In the Wikipedia article Riemannian connection on a surface, I am struggling to interpret the following:
"Since $\mathcal X(M)$ is a submodule of $C^\infty(M,\mathbf E^3)=C^\infty(M)\otimes \mathbf E^3$, the operator $X\otimes I$ is defined on $\mathcal X(M)$, taking values in $C^\infty(M,\mathbf E^3)$.
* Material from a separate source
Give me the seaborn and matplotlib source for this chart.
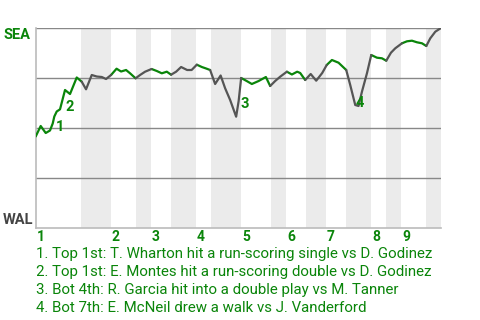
import matplotlib
matplotlib.use("Agg")
import matplotlib.pyplot as plt
import matplotlib.transforms as mtransforms
import seaborn as sns
import pandas as pd
import numpy as np

# ---- data ----
# game progress (plate-appearance units) and SEA win probability
progress = [0, 1.0, 2.0, 2.86, 3.4, 3.72, 4.2, 4.86, 5.86, 6.86, 8.2, 9.2, 10.06, 11.2,
            12.2, 13.2, 14.06, 15.06, 16.16, 17.06, 18.06, 18.86, 19.96, 20.86, 21.86,
            23.16, 24.2, 25.2, 26.2, 27.06, 28.06, 29.06, 30.26, 31.16, 32.2, 33.2, 34.06,
            34.86, 35.86, 36.96, 37.86, 38.86, 40.06, 40.56, 41.06, 42.16, 43.2, 44.56,
            46.0, 46.86, 47.86, 48.86, 50.2, 51.2, 52.26, 52.86, 53.86, 54.96, 56.06,
            57.26, 58.16, 59.2, 60.52, 62.06, 62.86, 63.86, 64.52, 65.2, 66.2, 67.06,
            68.2, 69.2, 70.06, 71.0, 71.86, 73.2, 74.2, 75.2, 76.2, 77.2, 78.06, 78.86,
            79.86, 81.0]
sea_wp = [0.4575, 0.51, 0.475, 0.4875, 0.5225, 0.5575, 0.5825, 0.5935, 0.69, 0.67, 0.7525,
          0.7315, 0.6935, 0.765, 0.7575, 0.755, 0.745, 0.765, 0.7965, 0.7825, 0.79, 0.7735,
          0.7485, 0.765, 0.7815, 0.795, 0.785, 0.7735, 0.7815, 0.7665, 0.7815, 0.805, 0.79,
          0.79, 0.8165, 0.805, 0.7975, 0.79, 0.72, 0.7625, 0.6985, 0.64, 0.5565, 0.635,
          0.75, 0.735, 0.72, 0.735, 0.755, 0.71, 0.735, 0.7565, 0.7815, 0.7675, 0.7815,
          0.775, 0.74, 0.77, 0.7365, 0.775, 0.815, 0.84, 0.8265, 0.79, 0.715, 0.615, 0.61,
          0.6815, 0.7735, 0.865, 0.8515, 0.8485, 0.8365, 0.8765, 0.8985, 0.9235, 0.9335,
          0.9365, 0.9285, 0.9235, 0.91, 0.9485, 0.9815, 1.0]

# half-inning boundaries (start of each half, plus game end)
half_starts = [0, 9, 15, 20, 23, 27, 32, 35, 41, 47, 50, 54, 58, 62, 67, 70, 73, 78, 81]
inning_labels = ["1", "2", "3", "4", "5", "6", "7", "8", "9"]

# key-play markers
marker_labels = ["1", "2", "3", "4"]
marker_x = [3.96, 5.96, 41.0, 64.0]
marker_y = [0.5065, 0.6065, 0.6185, 0.6265]
events = [
    "1. Top 1st: T. Wharton hit a run-scoring single vs D. Godinez",
    "2. Top 1st: E. Montes hit a run-scoring double vs D. Godinez",
    "3. Bot 4th: R. Garcia hit into a double play vs M. Tanner",
    "4. Bot 7th: E. McNeil drew a walk vs J. Vanderford",
]
team_top, team_bottom = "SEA", "WAL"

GREEN = "#0a850a"
GRAY_LINE = "#555555"

sns.set_theme(style="white")
plt.rcParams["font.family"] = ["Roboto", "DejaVu Sans"]

fig = plt.figure(figsize=(4.8, 3.2), dpi=100)
ax = fig.add_axes([35.7 / 480, 92 / 320, (441 - 35.7) / 480, 200 / 320])

# shaded bottom halves
for i in range(1, len(half_starts) - 1, 2):
    ax.axvspan(half_starts[i], half_starts[i + 1], color="#ebebeb", lw=0, zorder=0)

# grid lines
for yv in [0.25, 0.5, 0.75, 1.0]:
    ax.axhline(yv, color="#888888", lw=1.0, zorder=1)

# build colored runs
def half_of(xm):
    idx = np.searchsorted(half_starts, xm, side="right") - 1
    return "top" if idx % 2 == 0 else "bot"

rows = []
run = 0
prev_side = None
for i in range(len(progress) - 1):
    xm = 0.5 * (progress[i] + progress[i + 1])
    side = half_of(xm)
    if side != prev_side:
        run += 1
        rows.append(dict(x=progress[i], y=sea_wp[i], run=run, side=side))
        prev_side = side
    rows.append(dict(x=progress[i + 1], y=sea_wp[i + 1], run=run, side=side))
df = pd.DataFrame(rows)

sns.lineplot(data=df, x="x", y="y", hue="side", units="run", estimator=None,
             sort=False, palette={"top": GREEN, "bot": GRAY_LINE}, legend=False,
             lw=1.6, ax=ax, zorder=3)

for lab, mx, my in zip(marker_labels, marker_x, marker_y):
    ax.text(mx, my, lab, color=GREEN, fontsize=10.5, fontweight="bold",
            ha="left", va="center", zorder=4)

ax.set_xlim(0, half_starts[-1])
ax.set_ylim(0, 1)
ax.set_xticks([])
ax.set_yticks([])
ax.set_xlabel("")
ax.set_ylabel("")
for s in ["top", "right"]:
    ax.spines[s].set_visible(False)
for s in ["left", "bottom"]:
    ax.spines[s].set_color("#bbbbbb")
    ax.spines[s].set_linewidth(1.2)

# inning labels
trans = mtransforms.blended_transform_factory(ax.transData, fig.transFigure)
for k, lab in enumerate(inning_labels):
    ax.text(half_starts[2 * k] + 0.2, 1 - 237 / 320, lab, transform=trans,
            color=GREEN, fontsize=10, fontweight="bold", ha="left", va="center")

fig.text(3 / 480, 1 - 35 / 320, team_top, color=GREEN, fontsize=10.5,
         fontweight="bold", ha="left", va="center")
fig.text(3 / 480, 1 - 220 / 320, team_bottom, color="#444444", fontsize=10.5,
         fontweight="bold", ha="left", va="center")

for j, ev in enumerate(events):
    fig.text(36 / 480, 1 - (254 + 17.9 * j) / 320, ev, color=GREEN, fontsize=10.8,
             ha="left", va="center")

fig.savefig("out.png", dpi=100)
Let $P$ be the smooth map from $M$ into $M_3(\mathbf R)$ such that $P(p)$ is the orthogonal projection of $\mathbf E^3$ onto the tangent space at $p$. Thus for the unit normal vector $\mathbf{n}_p$ at $p$, uniquely defined up to a sign, and $\mathbf v$ in $\mathbf E^3$, the projection is given by $P(p)(\mathbf v) = \mathbf v - (\mathbf{v} \cdot \mathbf{n}_p)\mathbf{n}_p$
Pointwise multiplication by $P$ gives a $C^\infty(M)$-module map of $C^\infty(M, \mathbf E^3)$ onto $\mathcal{X}(M)$ . The assignment $$ \nabla_X Y = P((X\otimes I)Y). $$ defines an operator $\nabla_X$ on $\mathcal{X}(M)$ called the covariant derivative, satisfying the following properties ..."
In particular, what is this the operator $X \otimes I$? Also, how can I relate this notion of covariant derivative to the one given in Covariant derivative or in do Carmo's "Differential Geometry of Curves and Surfaces"?